People often treat their retirement savings plans as if inflation isn't a factor, but it is certainly is. Over the past three decades, annual inflation has been about 3%, on average. It's incredible that we don't give inflation its due attention for all the hand wringing we do to stretch our money further in other ways.
Inflation gradually pushes up the prices of goods and services, and your money won't go as far if you ignore it. If inflation occurs at the average rate in 2019 and 2020, it will cost you 6% more to purchase the same goods and services in 2021 than it does right now.
If you're shopping for a big-ticket item that costs you $1,000 today, it would cost you roughly $1,061 by 2021. While that sounds minor, it only factors in two years of rising prices. In 30 years, a purchase that costs $1,000 today will cost more than $2,122, thanks to the cumulative effect of inflation.
Inflation isn't restricted to daily purchases and costs, because it also has a big impact on your retirement savings, in three major ways:
1. Inflation erodes the value of investments and savings.
If you're among the many folks socking away money in investments and savings for retirement, you need to be aware that inflation will effectively diminish their value over time. If you've saved $5,000 per year for 30 years, for example, you'll have a nice $505,365 at the end of the period, assuming an average 7% return each year, an average for the stock market. Sounds impressive, doesn't it? And it is.
But it's also not as much as it seems at first blush, because of inflation. The future value of the $505,365 will be roughly the value of $208,204 now. You'll be sitting on the same pile of dollars, but they'll purchase less than they do now, because of inflation. Put another way, the costs of goods and services will be steadily advancing because of inflation, so you'll need to meet the price tags of the future.
2. Cost-of-living adjustments for Social Security don't keep pace with inflation.
Social Security is a money mainstay for many senior citizens, but Social Security benefits are also subject to inflation.
Inflation is one of the reasons that Social Security benefits get periodic cost-of-living adjustments called COLAs. In fact, the Social Security Administration (SSA) just awarded recipients the highest COLA in seven years, a 2.8% adjustment for 2019.
While COLAs are a good thing, many observers think the benchmark the SSA uses actually underestimates the actual pace of inflation, especially for seniors. The SSA measures price changes every year by looking at the Consumer Price Index for Urban Wage Earners and Clerical Workers (CPI-W). Then it determines whether a COLA is needed, and how much any adjustment should be.
But the CPI-W underweights certain sectors that have experienced very steep price increases. For example, healthcare expenses have risen far more steeply than other sectors. The price of prescription drugs climbed 188% from 2000 to 2018, according to the Senior Citizens League. As a result of the relative underweighting, the purchasing power of Social Security actually fell 34% in that period, despite steady COLAs. So while Social Security is a valuable tool to manage retirement, don't expect it to keep up with inflation, and plan accordingly.
3. Investment choices need to factor in inflation.

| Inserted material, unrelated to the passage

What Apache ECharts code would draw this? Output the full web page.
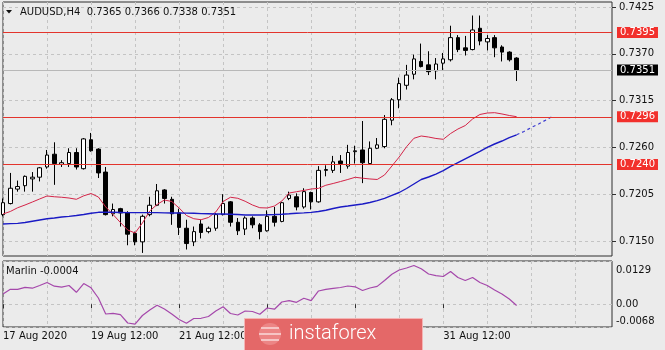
<!DOCTYPE html>
<html>
<head>
<meta charset="utf-8">
<script src="https://cdn.jsdelivr.net/npm/echarts@6/dist/echarts.min.js"></script>
<style>
  html, body { margin: 0; padding: 0; background: #ebebeb; }
  #chart { width: 665px; height: 350px; }
</style>
</head>
<body>
<div id="chart"></div>
<script>
// AUDUSD H4 candles, one entry per bar (17 Aug 2020 12:00 onwards)
const opens = [
  0.7181, 0.7194, 0.7211, 0.7215, 0.7223, 0.7225, 0.7237, 0.7252, 0.7240, 0.7241,
  0.7254, 0.7235, 0.7269, 0.7258, 0.7231, 0.7182, 0.7188, 0.7183, 0.7159, 0.7149,
  0.7181, 0.7192, 0.7210, 0.7199, 0.7183, 0.7165, 0.7149, 0.7170, 0.7161, 0.7165,
  0.7181, 0.7196, 0.7172, 0.7164, 0.7177, 0.7169, 0.7162, 0.7179, 0.7173, 0.7200,
  0.7202, 0.7190, 0.7207, 0.7196, 0.7233, 0.7233, 0.7244, 0.7238, 0.7255, 0.7257,
  0.7241, 0.7259, 0.7261, 0.7292, 0.7316, 0.7333, 0.7346, 0.7361, 0.7357, 0.7350,
  0.7359, 0.7363, 0.7389, 0.7377, 0.7375, 0.7400, 0.7384, 0.7389, 0.7378, 0.7372,
  0.7365
];
const highs = [
  0.7200, 0.7230, 0.7221, 0.7227, 0.7231, 0.7237, 0.7257, 0.7266, 0.7245, 0.7259,
  0.7259, 0.7271, 0.7277, 0.7259, 0.7237, 0.7194, 0.7189, 0.7185, 0.7161, 0.7181,
  0.7202, 0.7217, 0.7211, 0.7202, 0.7188, 0.7175, 0.7167, 0.7175, 0.7167, 0.7183,
  0.7205, 0.7197, 0.7177, 0.7179, 0.7179, 0.7171, 0.7186, 0.7190, 0.7196, 0.7208,
  0.7206, 0.7212, 0.7208, 0.7238, 0.7239, 0.7250, 0.7251, 0.7263, 0.7262, 0.7291,
  0.7267, 0.7271, 0.7298, 0.7318, 0.7342, 0.7357, 0.7369, 0.7382, 0.7373, 0.7365,
  0.7371, 0.7403, 0.7392, 0.7391, 0.7415, 0.7415, 0.7392, 0.7392, 0.7380, 0.7373,
  0.7366
];
const lows = [
  0.7179, 0.7193, 0.7208, 0.7208, 0.7208, 0.7220, 0.7235, 0.7216, 0.7237, 0.7237,
  0.7234, 0.7234, 0.7255, 0.7224, 0.7180, 0.7179, 0.7167, 0.7145, 0.7145, 0.7136,
  0.7179, 0.7191, 0.7194, 0.7169, 0.7157, 0.7140, 0.7144, 0.7153, 0.7159, 0.7162,
  0.7180, 0.7167, 0.7157, 0.7157, 0.7165, 0.7152, 0.7161, 0.7167, 0.7172, 0.7198,
  0.7186, 0.7188, 0.7187, 0.7195, 0.7226, 0.7230, 0.7230, 0.7235, 0.7241, 0.7218,
  0.7240, 0.7258, 0.7259, 0.7286, 0.7306, 0.7328, 0.7340, 0.7354, 0.7345, 0.7340,
  0.7351, 0.7361, 0.7372, 0.7368, 0.7374, 0.7380, 0.7374, 0.7366, 0.7361, 0.7361,
  0.7338
];
const closes = [
  0.7195, 0.7212, 0.7214, 0.7226, 0.7225, 0.7236, 0.7251, 0.7241, 0.7242, 0.7254,
  0.7237, 0.7270, 0.7256, 0.7230, 0.7181, 0.7187, 0.7183, 0.7158, 0.7149, 0.7179,
  0.7192, 0.7209, 0.7200, 0.7182, 0.7166, 0.7147, 0.7161, 0.7160, 0.7165, 0.7181,
  0.7194, 0.7172, 0.7162, 0.7177, 0.7169, 0.7161, 0.7179, 0.7172, 0.7195, 0.7204,
  0.7190, 0.7208, 0.7196, 0.7233, 0.7234, 0.7243, 0.7241, 0.7254, 0.7256, 0.7242,
  0.7259, 0.7263, 0.7293, 0.7316, 0.7335, 0.7345, 0.7364, 0.7355, 0.7349, 0.7358,
  0.7364, 0.7389, 0.7375, 0.7374, 0.7398, 0.7385, 0.7388, 0.7377, 0.7372, 0.7363,
  0.7351
];

// fast moving average (red)
const maFast = [
  0.71817, 0.71847, 0.71891, 0.71923, 0.71958, 0.71994, 0.72029, 0.72020, 0.72014, 0.72005,
  0.71990, 0.72031, 0.72058, 0.72017, 0.71900, 0.71811, 0.71717, 0.71629, 0.71594, 0.71712,
  0.71853, 0.71929, 0.71982, 0.71964, 0.71888, 0.71800, 0.71762, 0.71750, 0.71776, 0.71841,
  0.71964, 0.72014, 0.72002, 0.71967, 0.71923, 0.71891, 0.71888, 0.71911, 0.71970, 0.72064,
  0.72079, 0.72094, 0.72111, 0.72119, 0.72155, 0.72176, 0.72199, 0.72223, 0.72249, 0.72238,
  0.72229, 0.72223, 0.72276, 0.72381, 0.72487, 0.72608, 0.72707, 0.72734, 0.72722, 0.72705,
  0.72695, 0.72763, 0.72816, 0.72857, 0.72934, 0.72987, 0.73004, 0.73008, 0.72993, 0.72975,
  0.72961
];
// slow moving average (blue)
const maSlow = [
  0.71700, 0.71704, 0.71707, 0.71717, 0.71732, 0.71747, 0.71761, 0.71770, 0.71782, 0.71790,
  0.71800, 0.71811, 0.71826, 0.71837, 0.71837, 0.71837, 0.71835, 0.71833, 0.71833, 0.71833,
  0.71833, 0.71833, 0.71831, 0.71829, 0.71829, 0.71827, 0.71826, 0.71822, 0.71820, 0.71817,
  0.71817, 0.71815, 0.71811, 0.71806, 0.71806, 0.71806, 0.71808, 0.71811, 0.71815, 0.71820,
  0.71826, 0.71831, 0.71837, 0.71847, 0.71861, 0.71882, 0.71900, 0.71911, 0.71923, 0.71935,
  0.71953, 0.71974, 0.72000, 0.72035, 0.72070, 0.72117, 0.72170, 0.72223, 0.72252, 0.72287,
  0.72326, 0.72376, 0.72420, 0.72464, 0.72508, 0.72552, 0.72599, 0.72640, 0.72675, 0.72714,
  0.72748
];
// dashed forward extension of the slow average, starting at the last bar
const maSlowForward = [0.72748, 0.72787, 0.72834, 0.72875, 0.72922, 0.72969];

// Marlin oscillator
const marlin = [
  0.00305, 0.00445, 0.00445, 0.00505, 0.00478, 0.00559, 0.00648, 0.00538, 0.00508, 0.00559,
  0.00356, 0.00618, 0.00490, 0.00186, -0.00292, -0.00271, -0.00313, -0.00561, -0.00596, -0.00337,
  -0.00173, -0.00032, -0.00143, -0.00292, -0.00456, -0.00570, -0.00426, -0.00420, -0.00367, -0.00202,
  -0.00074, -0.00277, -0.00322, -0.00202, -0.00217, -0.00301, -0.00113, -0.00149, 0.00066, 0.00105,
  0.00057, 0.00177, 0.00108, 0.00395, 0.00445, 0.00475, 0.00499, 0.00544, 0.00520, 0.00410,
  0.00484, 0.00532, 0.00708, 0.00893, 0.01021, 0.01081, 0.01156, 0.01057, 0.00902, 0.00854,
  0.00827, 0.00977, 0.00798, 0.00708, 0.00798, 0.00648, 0.00559, 0.00424, 0.00305, 0.00156,
  -0.0004
];

// horizontal levels
const levels = [0.7395, 0.7296, 0.7240];

// axis ticks
const priceTicks = [0.7150, 0.7205, 0.7260, 0.7315, 0.7370, 0.7425];
const marlinTicks = [0.0129, 0, -0.0068];
const timeTickIndex = [0, 12, 24, 36, 48, 60];
const timeTickText = ['17 Aug 2020', '19 Aug 12:00', '21 Aug 12:00', '25 Aug 12:00', '27 Aug 12:00', '31 Aug 12:00'];
const slotCount = 84;   // bar slots across the visible width

const FONT = '"DejaVu Sans", Verdana, sans-serif';
const BG = '#ebebeb';
const FRAME = '#2e2e2e';
const GRIDLINE = '#c4c4c4';

const categories = Array.from({ length: slotCount }, (_, i) => 'b' + i);
const candleData = opens.map((o, i) => [o, closes[i], lows[i], highs[i]]);
const lastIdx = opens.length - 1;
const forwardData = categories.map((_, i) => {
  const k = i - lastIdx;
  return k >= 0 && k < maSlowForward.length ? maSlowForward[k] : null;
});
const showTime = (i) => timeTickIndex.indexOf(i) >= 0;
const dayLine = (i) => i % 6 === 0;

// price axis range: 0.7425 sits 5px below the top edge, 8509 px per unit
const priceMax = 0.743088;
const priceMin = 0.713237;

const levelLabel = (bg) => ({
  show: true, position: 'end', distance: 5,
  formatter: (p) => p.value.toFixed(4),
  color: '#ffffff', backgroundColor: bg,
  padding: [1, 3, 0, 3], fontSize: 10, fontFamily: FONT
});

const chart = echarts.init(document.getElementById('chart'), null, { renderer: 'canvas' });

// watermark badge, drawn on its own layer above the axes
const badgeLayer = 1;
const badge = [
  { type: 'rect', shape: { x: 244.5, y: 318.5, width: 178, height: 34 }, style: { fill: '#e46868', stroke: '#f4b4b4', lineWidth: 1 } },
  { type: 'circle', shape: { cx: 270, cy: 334, r: 11 }, style: { fill: '#ec8585' } },
  { type: 'line', shape: { x1: 261, y1: 328, x2: 279, y2: 328 }, style: { stroke: '#ffffff', lineWidth: 1.5, opacity: 0.7 } },
  { type: 'line', shape: { x1: 259, y1: 334, x2: 281, y2: 334 }, style: { stroke: '#ffffff', lineWidth: 1.5, opacity: 0.7 } },
  { type: 'line', shape: { x1: 261, y1: 340, x2: 279, y2: 340 }, style: { stroke: '#ffffff', lineWidth: 1.5, opacity: 0.7 } },
  {
    type: 'text', x: 289, y: 334,
    style: { text: 'instaforex', fill: '#ffffff', font: '300 20px Roboto, "Open Sans", sans-serif', verticalAlign: 'middle' }
  }
].map((el, i) => Object.assign(el, { zlevel: badgeLayer, z: 100 + i, silent: true }));

const option = {
  animation: false,
  backgroundColor: BG,
  grid: [
    { left: 3, right: 53, top: 2, height: 254, show: true, borderColor: FRAME, borderWidth: 1, backgroundColor: BG },
    { left: 3, right: 53, top: 261, height: 66, show: true, borderColor: FRAME, borderWidth: 1, backgroundColor: BG }
  ],
  xAxis: [
    {
      type: 'category', gridIndex: 0, data: categories, boundaryGap: false,
      axisLine: { show: false }, axisTick: { show: false }, axisLabel: { show: false },
      splitLine: { show: true, interval: dayLine, lineStyle: { color: GRIDLINE, type: [3, 3], width: 1 } }
    },
    {
      type: 'category', gridIndex: 1, data: categories, boundaryGap: false,
      axisLine: { show: false },
      axisTick: { show: true, interval: showTime, length: 4, lineStyle: { color: FRAME } },
      axisLabel: {
        show: true, interval: showTime, margin: 4, align: 'left',
        color: '#111', fontSize: 10, fontFamily: FONT,
        formatter: (v, i) => { const k = timeTickIndex.indexOf(i); return k >= 0 ? timeTickText[k] : ''; }
      },
      splitLine: { show: true, interval: dayLine, lineStyle: { color: GRIDLINE, type: [3, 3], width: 1 } }
    }
  ],
  yAxis: [
    {
      type: 'value', gridIndex: 0, position: 'right', min: priceMin, max: priceMax, scale: true,
      axisLine: { show: false },
      axisTick: { show: true, customValues: priceTicks, length: 4, lineStyle: { color: FRAME } },
      axisLabel: {
        show: true, customValues: priceTicks, margin: 7, align: 'left',
        color: '#111', fontSize: 10, fontFamily: FONT,
        formatter: (v) => v.toFixed(4)
      },
      splitLine: { show: true, lineStyle: { color: GRIDLINE, type: [3, 3], width: 1 } }
    },
    {
      type: 'value', gridIndex: 1, position: 'right', min: -0.0068, max: 0.0129,
      axisLine: { show: false },
      axisTick: { show: false, customValues: marlinTicks },
      axisLabel: {
        show: true, customValues: marlinTicks, margin: 4, align: 'left',
        color: '#111', fontSize: 10, fontFamily: FONT,
        formatter: (v) => {
          if (v === 0) return '0.00';
          return v > 0 ? '{hi|' + v.toFixed(4) + '}' : '{lo|' + v.toFixed(4) + '}';
        },
        rich: {
          hi: { padding: [18, 0, 0, 0], fontSize: 10, fontFamily: FONT, color: '#111' },
          lo: { padding: [0, 0, 12, 0], fontSize: 10, fontFamily: FONT, color: '#111' }
        }
      },
      splitLine: { show: true, lineStyle: { color: GRIDLINE, type: [3, 3], width: 1 } }
    }
  ],
  series: [
    {
      name: 'AUDUSD', type: 'candlestick', xAxisIndex: 0, yAxisIndex: 0,
      data: candleData, barWidth: 4, z: 3,
      itemStyle: { color: '#ffffff', color0: '#000000', borderColor: '#000000', borderColor0: '#000000', borderWidth: 1 },
      markLine: {
        silent: true, symbol: ['none', 'none'], animation: false, precision: 4,
        data: [
          { yAxis: closes[lastIdx], lineStyle: { color: '#b8b8b8', width: 1, type: 'solid' }, label: levelLabel('#000000') }
        ].concat(levels.map((v) => ({
          yAxis: v, lineStyle: { color: '#e3342c', width: 1, type: 'solid' }, label: levelLabel('#f2302c')
        })))
      }
    },
    {
      name: 'MA fast', type: 'line', xAxisIndex: 0, yAxisIndex: 0, data: maFast,
      showSymbol: false, symbol: 'none', z: 4,
      lineStyle: { color: '#d42448', width: 1 }
    },
    {
      name: 'MA slow', type: 'line', xAxisIndex: 0, yAxisIndex: 0, data: maSlow,
      showSymbol: false, symbol: 'none', z: 4,
      lineStyle: { color: '#1a1ac4', width: 1.4 }
    },
    {
      name: 'MA slow forward', type: 'line', xAxisIndex: 0, yAxisIndex: 0, data: forwardData,
      showSymbol: false, symbol: 'none', z: 4,
      lineStyle: { color: '#3a3ad0', width: 1.2, type: [3, 3] }
    },
    {
      name: 'Marlin', type: 'line', xAxisIndex: 1, yAxisIndex: 1, data: marlin,
      showSymbol: false, symbol: 'none',
      lineStyle: { color: '#a548ab', width: 1.2 }
    }
  ],
  graphic: [
    { type: 'polygon', shape: { points: [[6, 10], [12, 10], [9, 13.5]] }, style: { fill: '#111' }, z: 10 },
    {
      type: 'text', x: 20, y: 12.5, z: 10,
      style: {
        text: 'AUDUSD,H4  ' + [opens[lastIdx], highs[lastIdx], lows[lastIdx], closes[lastIdx]].map((v) => v.toFixed(4)).join(' '),
        fill: '#111', font: '10px ' + FONT, verticalAlign: 'middle'
      }
    },
    {
      type: 'text', x: 6, y: 271, z: 10,
      style: { text: 'Marlin ' + marlin[lastIdx].toFixed(4), fill: '#111', font: '10px ' + FONT, verticalAlign: 'middle' }
    }
  ].concat(badge)
};

chart.setOption(option);
</script>
</body>
</html>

So what do you do once you realize inflation is rising steadily and Social Security won't keep up? The prudent thing is to keep inflation in mind when picking investments. Bond yields and CD interest rates of return can be much lower than the inflation rate. In the past decade, for example, both have been under 2% at times, which is effectively a negative rate of return once you factor in inflation.
Stocks are one of the few investments with returns that outpace inflation, as the U.S. stock market has returned an average of 7% over time. But stocks are not without downside risk.
Investors are often advised to place part of their portfolio in fixed-income instruments, such as bonds and bank certificates of deposit (CDs), because such fixed-income investments are less volatile than the stock market, and they offer protection against a market downturn.
Dividing portfolios between stocks and fixed income is one way to take advantage of stocks' historically strong returns that handily thump inflation rates, while also enjoying the stability of fixed-income instruments.
A good rule of thumb is to subtract your age from 110. The result is the percentage of your portfolio to invest in stocks, and the rest goes to fixed-income investments. A 30-year-old would invest 80% of their portfolio in stocks and 20% in fixed income, while a 70-year-old would place 40% in stocks and 60% in fixed income.
Employing this allocation rule ensures your portfolios is protected from inflation, as much as possible. Folks with a long time horizon can benefit from gains made in the stock market while also being insulated from its risks. Older people living on a fixed income are more protected from dropping markets, while still being able to benefit from rising ones.